1. Move the test file from above to ``pudl/dbt/macros/your_macro.sql``
2. Replace ``{% test your_macro(...) %}`` with ``{% macro your_macro(...) %}``
3. Replace ``{% endtest %}`` with ``{% endmacro %}``

The logic macro is now available to use in tests. Next, use the test as a
wrapper around the logic macro you just wrote. Make the test file read
like this:


.. code-block:: jinja

  {% test your_test(model, custom_param) %}

  {{ your_macro(model, custom_param) }}

  {% endtest %}

This makes it a very simple wrapper that allows the test logic to be accessed
from a ``data_tests`` block within the schema.

Finally, write a test in ``pudl/dbt/tests/unit_tests/test_your_macro.sql``. This
SQL file doesn't need any special ``{% ... %}`` stuff in it.

The structure is easiest to explain with an example. Let's walk through a test
that checks if the row-counts macro is working as expected:

.. code-block:: sql

  WITH test_row_counts AS (
      SELECT * FROM (VALUES
          ('test_table', 2022, 1),
          ('test_table', 2023, 1),
      ) AS t(table_name, partition, row_count)
  ),

Here, ``test_row_counts`` is setting up the expected row counts per partition.
We use that ``SELECT * FROM (VALUES`` construction to make a temporary SQL table
with that literal data - 2 rows saying that "``test_table`` should have 1 row in
2022 and 1 in 2023". Continuing on:

.. code-block:: sql

  test_table AS (
      SELECT * FROM (VALUES
          (2022, 'x'),
          (2023, 'x'),
      ) AS t(report_year, dummy_col)
  ),

Here, we define ``test_table``, the actual table we're counting rows for. You
can see we've added one row for 2022 and one for 2023 - so we expect the test
to pass! Next:

.. code-block:: sql

  expected_mismatch_counts as (
      SELECT * FROM (VALUES
          ('test_table', 0),
      ) AS t(table_name, num_mismatches)
  ),

We're saying here that ``expected_mismatch_counts`` is 0 - there are *no*
partitions where we expect there to be a mismatch. Next, we call the macro:

.. code-block:: jinja

  result_comparison AS (
      SELECT (SELECT COUNT(*)
      FROM ({{
          row_counts_per_partition('test_table', 'test_table', 'report_year', force_row_counts_table='test_row_counts')
      }})) as observed_mismatch_count,
      num_mismatches AS expected_mismatch_count,
      FROM expected_mismatch_counts
  )

This one is a bit more complicated.

Let's start from the macro call ``{{ row_counts_per_partition(...) }}``. This
gets us one row per partition that has a mismatched number of rows between
the expected row counts (``test_row_counts``) and the observed row counts in
``test_table``.

Then we wrap that in ``SELECT COUNT(*)`` which tells us how many rows that macro
call returned (in this case, 0).

Finally, we wrap that in ``SELECT (SELECT COUNT(*) FROM ...) as
observed_mismatch_count ...``. That makes a table where the columns are the
observed mismatch count (0, as counted by the macro) and the expected mismatch
count (directly pulled from the ``expected_mismatch_counts`` table we set up
earlier). Finally we are ready to actually run the top-level ``SELECT`` - much
like other tests, we are looking for problem rows - if the ``SELECT`` returns 0
rows that means a passing test:

.. code-block:: sql

  SELECT *
  FROM result_comparison
  WHERE observed_mismatch_count != expected_mismatch_count

So if we observe a different number of mismatched partitions than what we
expect, this test will fail. We can repeat this structure with different input
data to cover many different use cases of the macro.
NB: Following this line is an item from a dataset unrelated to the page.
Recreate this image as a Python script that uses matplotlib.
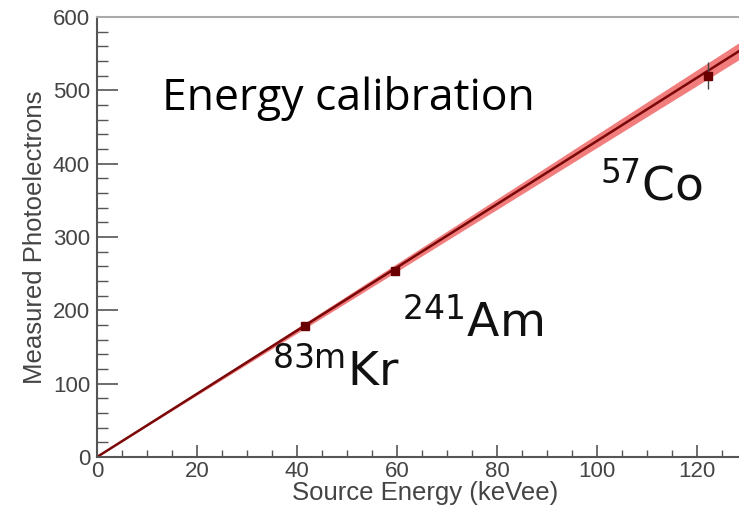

If the test is particularly weird and hard to get good debug
info for, you can add custom debug handlers for your test type in
:func:`pudl.dbt_wrapper.build_with_context`, which gives you access to the full
power of Python.


.. _intermediate_tables:

Creating intermediate tables for a test
^^^^^^^^^^^^^^^^^^^^^^^^^^^^^^^^^^^^^^^

Sometimes you'll need to do a test in two steps. For example, if you want to
use a column test (such as ``expect_quantile_constraints``) on the ratio of two
columns, you will need to calculate that ratio as a separate column.

This can be done by creating a new `dbt model
<https://docs.getdbt.com/docs/build/models>`__ that materializes an
intermediate table you want to execute tests on. Add a SQL file to
``dbt/models/{data_source}/{source_table_name}/{intermediate_table_name}.sql``
containing a ``SELECT`` statement that builds your new table. For
example, if you need to divide the ``source_table_name.a`` column by
``source_table_name.b``::

  select
  a / b as my_ratio
  from {{ source('pudl', 'source_table_name') }}

Then add the model to the ``schema.yml`` file under the ``models`` top-level
key, and define tests exactly as you would for a ``source`` table. See
``models/ferc1/out_ferc1__yearly_steam_plants_fuel_by_plant_sched402`` for an
example of
this pattern.

Note: when adding a model, it will be stored as a SQL ``view`` in the file
``$PUDL_OUTPUT/pudl_dbt_tests.duckdb``.